## AIM OF THE TASK
Please write out the material below exactly as given.

----------------

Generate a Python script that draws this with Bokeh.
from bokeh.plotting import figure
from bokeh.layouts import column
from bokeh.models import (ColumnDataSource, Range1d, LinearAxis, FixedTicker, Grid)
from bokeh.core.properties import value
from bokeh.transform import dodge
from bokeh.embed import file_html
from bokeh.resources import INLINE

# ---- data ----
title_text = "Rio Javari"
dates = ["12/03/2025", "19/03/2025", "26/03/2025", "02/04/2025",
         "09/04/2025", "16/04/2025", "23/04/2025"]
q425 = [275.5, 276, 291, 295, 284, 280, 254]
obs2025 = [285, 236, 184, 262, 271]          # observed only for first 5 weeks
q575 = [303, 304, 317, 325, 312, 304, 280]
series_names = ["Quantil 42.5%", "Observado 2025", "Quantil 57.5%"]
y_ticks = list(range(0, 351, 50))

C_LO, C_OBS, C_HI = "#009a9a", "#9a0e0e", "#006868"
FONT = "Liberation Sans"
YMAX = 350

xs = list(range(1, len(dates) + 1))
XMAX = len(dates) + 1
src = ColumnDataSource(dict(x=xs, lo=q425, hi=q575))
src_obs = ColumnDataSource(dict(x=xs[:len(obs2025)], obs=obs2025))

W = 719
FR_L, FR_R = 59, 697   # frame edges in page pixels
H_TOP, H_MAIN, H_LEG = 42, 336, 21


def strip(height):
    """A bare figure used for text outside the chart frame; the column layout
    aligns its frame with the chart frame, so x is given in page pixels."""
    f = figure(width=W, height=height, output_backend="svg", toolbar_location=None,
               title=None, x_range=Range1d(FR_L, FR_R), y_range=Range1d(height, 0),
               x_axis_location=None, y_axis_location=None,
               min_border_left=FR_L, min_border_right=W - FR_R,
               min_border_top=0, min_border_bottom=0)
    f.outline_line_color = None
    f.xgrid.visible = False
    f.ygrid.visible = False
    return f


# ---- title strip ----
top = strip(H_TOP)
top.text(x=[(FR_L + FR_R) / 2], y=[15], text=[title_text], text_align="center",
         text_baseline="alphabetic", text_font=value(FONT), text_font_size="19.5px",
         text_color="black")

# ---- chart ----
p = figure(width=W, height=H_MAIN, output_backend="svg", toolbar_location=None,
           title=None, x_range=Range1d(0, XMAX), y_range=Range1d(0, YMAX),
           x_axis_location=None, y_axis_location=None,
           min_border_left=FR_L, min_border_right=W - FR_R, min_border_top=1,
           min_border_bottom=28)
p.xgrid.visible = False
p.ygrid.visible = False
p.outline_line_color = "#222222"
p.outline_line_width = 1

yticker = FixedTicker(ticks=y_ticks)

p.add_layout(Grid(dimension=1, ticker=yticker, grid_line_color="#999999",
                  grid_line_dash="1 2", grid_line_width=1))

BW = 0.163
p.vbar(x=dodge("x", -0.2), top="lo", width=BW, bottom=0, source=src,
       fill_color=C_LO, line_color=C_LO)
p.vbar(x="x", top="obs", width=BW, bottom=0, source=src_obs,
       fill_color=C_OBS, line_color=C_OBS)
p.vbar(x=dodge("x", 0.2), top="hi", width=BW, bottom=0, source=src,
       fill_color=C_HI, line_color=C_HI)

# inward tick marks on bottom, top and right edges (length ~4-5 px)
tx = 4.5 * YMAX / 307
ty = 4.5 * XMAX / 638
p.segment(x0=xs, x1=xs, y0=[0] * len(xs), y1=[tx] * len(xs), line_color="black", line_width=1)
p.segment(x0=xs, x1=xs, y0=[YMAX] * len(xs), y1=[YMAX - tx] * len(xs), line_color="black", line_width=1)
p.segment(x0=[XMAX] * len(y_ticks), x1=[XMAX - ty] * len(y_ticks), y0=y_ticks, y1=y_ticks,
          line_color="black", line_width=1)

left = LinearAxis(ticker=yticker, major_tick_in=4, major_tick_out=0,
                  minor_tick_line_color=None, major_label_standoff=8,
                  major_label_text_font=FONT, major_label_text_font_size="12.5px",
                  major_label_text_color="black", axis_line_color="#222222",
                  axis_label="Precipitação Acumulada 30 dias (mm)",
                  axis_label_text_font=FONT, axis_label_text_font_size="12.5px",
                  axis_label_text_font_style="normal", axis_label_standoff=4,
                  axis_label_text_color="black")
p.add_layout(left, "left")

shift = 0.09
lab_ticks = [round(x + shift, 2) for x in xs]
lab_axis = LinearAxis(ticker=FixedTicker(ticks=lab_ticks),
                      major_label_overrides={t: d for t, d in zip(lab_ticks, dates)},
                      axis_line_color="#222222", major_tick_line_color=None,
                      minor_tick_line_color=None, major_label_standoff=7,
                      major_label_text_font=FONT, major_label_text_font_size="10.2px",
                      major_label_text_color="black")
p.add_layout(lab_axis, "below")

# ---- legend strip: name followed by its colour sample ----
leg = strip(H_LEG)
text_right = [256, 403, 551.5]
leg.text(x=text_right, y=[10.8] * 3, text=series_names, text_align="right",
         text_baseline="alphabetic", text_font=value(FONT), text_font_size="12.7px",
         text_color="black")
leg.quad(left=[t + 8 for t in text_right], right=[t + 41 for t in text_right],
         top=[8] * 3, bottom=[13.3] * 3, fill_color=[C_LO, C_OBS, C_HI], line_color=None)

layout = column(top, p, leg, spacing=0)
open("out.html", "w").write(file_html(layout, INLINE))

----------------

## FULL OUTPUT
Generate a Python script that draws this with Bokeh.
from bokeh.plotting import figure
from bokeh.layouts import column
from bokeh.models import (ColumnDataSource, Range1d, LinearAxis, FixedTicker, Grid)
from bokeh.core.properties import value
from bokeh.transform import dodge
from bokeh.embed import file_html
from bokeh.resources import INLINE

# ---- data ----
title_text = "Rio Javari"
dates = ["12/03/2025", "19/03/2025", "26/03/2025", "02/04/2025",
         "09/04/2025", "16/04/2025", "23/04/2025"]
q425 = [275.5, 276, 291, 295, 284, 280, 254]
obs2025 = [285, 236, 184, 262, 271]          # observed only for first 5 weeks
q575 = [303, 304, 317, 325, 312, 304, 280]
series_names = ["Quantil 42.5%", "Observado 2025", "Quantil 57.5%"]
y_ticks = list(range(0, 351, 50))

C_LO, C_OBS, C_HI = "#009a9a", "#9a0e0e", "#006868"
FONT = "Liberation Sans"
YMAX = 350

xs = list(range(1, len(dates) + 1))
XMAX = len(dates) + 1
src = ColumnDataSource(dict(x=xs, lo=q425, hi=q575))
src_obs = ColumnDataSource(dict(x=xs[:len(obs2025)], obs=obs2025))

W = 719
FR_L, FR_R = 59, 697   # frame edges in page pixels
H_TOP, H_MAIN, H_LEG = 42, 336, 21


def strip(height):
    """A bare figure used for text outside the chart frame; the column layout
    aligns its frame with the chart frame, so x is given in page pixels."""
    f = figure(width=W, height=height, output_backend="svg", toolbar_location=None,
               title=None, x_range=Range1d(FR_L, FR_R), y_range=Range1d(height, 0),
               x_axis_location=None, y_axis_location=None,
               min_border_left=FR_L, min_border_right=W - FR_R,
               min_border_top=0, min_border_bottom=0)
    f.outline_line_color = None
    f.xgrid.visible = False
    f.ygrid.visible = False
    return f


# ---- title strip ----
top = strip(H_TOP)
top.text(x=[(FR_L + FR_R) / 2], y=[15], text=[title_text], text_align="center",
         text_baseline="alphabetic", text_font=value(FONT), text_font_size="19.5px",
         text_color="black")

# ---- chart ----
p = figure(width=W, height=H_MAIN, output_backend="svg", toolbar_location=None,
           title=None, x_range=Range1d(0, XMAX), y_range=Range1d(0, YMAX),
           x_axis_location=None, y_axis_location=None,
           min_border_left=FR_L, min_border_right=W - FR_R, min_border_top=1,
           min_border_bottom=28)
p.xgrid.visible = False
p.ygrid.visible = False
p.outline_line_color = "#222222"
p.outline_line_width = 1

yticker = FixedTicker(ticks=y_ticks)

p.add_layout(Grid(dimension=1, ticker=yticker, grid_line_color="#999999",
                  grid_line_dash="1 2", grid_line_width=1))

BW = 0.163
p.vbar(x=dodge("x", -0.2), top="lo", width=BW, bottom=0, source=src,
       fill_color=C_LO, line_color=C_LO)
p.vbar(x="x", top="obs", width=BW, bottom=0, source=src_obs,
       fill_color=C_OBS, line_color=C_OBS)
p.vbar(x=dodge("x", 0.2), top="hi", width=BW, bottom=0, source=src,
       fill_color=C_HI, line_color=C_HI)

# inward tick marks on bottom, top and right edges (length ~4-5 px)
tx = 4.5 * YMAX / 307
ty = 4.5 * XMAX / 638
p.segment(x0=xs, x1=xs, y0=[0] * len(xs), y1=[tx] * len(xs), line_color="black", line_width=1)
p.segment(x0=xs, x1=xs, y0=[YMAX] * len(xs), y1=[YMAX - tx] * len(xs), line_color="black", line_width=1)
p.segment(x0=[XMAX] * len(y_ticks), x1=[XMAX - ty] * len(y_ticks), y0=y_ticks, y1=y_ticks,
          line_color="black", line_width=1)

left = LinearAxis(ticker=yticker, major_tick_in=4, major_tick_out=0,
                  minor_tick_line_color=None, major_label_standoff=8,
                  major_label_text_font=FONT, major_label_text_font_size="12.5px",
                  major_label_text_color="black", axis_line_color="#222222",
                  axis_label="Precipitação Acumulada 30 dias (mm)",
                  axis_label_text_font=FONT, axis_label_text_font_size="12.5px",
                  axis_label_text_font_style="normal", axis_label_standoff=4,
                  axis_label_text_color="black")
p.add_layout(left, "left")

shift = 0.09
lab_ticks = [round(x + shift, 2) for x in xs]
lab_axis = LinearAxis(ticker=FixedTicker(ticks=lab_ticks),
                      major_label_overrides={t: d for t, d in zip(lab_ticks, dates)},
                      axis_line_color="#222222", major_tick_line_color=None,
                      minor_tick_line_color=None, major_label_standoff=7,
                      major_label_text_font=FONT, major_label_text_font_size="10.2px",
                      major_label_text_color="black")
p.add_layout(lab_axis, "below")

# ---- legend strip: name followed by its colour sample ----
leg = strip(H_LEG)
text_right = [256, 403, 551.5]
leg.text(x=text_right, y=[10.8] * 3, text=series_names, text_align="right",
         text_baseline="alphabetic", text_font=value(FONT), text_font_size="12.7px",
         text_color="black")
leg.quad(left=[t + 8 for t in text_right], right=[t + 41 for t in text_right],
         top=[8] * 3, bottom=[13.3] * 3, fill_color=[C_LO, C_OBS, C_HI], line_color=None)

layout = column(top, p, leg, spacing=0)
open("out.html", "w").write(file_html(layout, INLINE))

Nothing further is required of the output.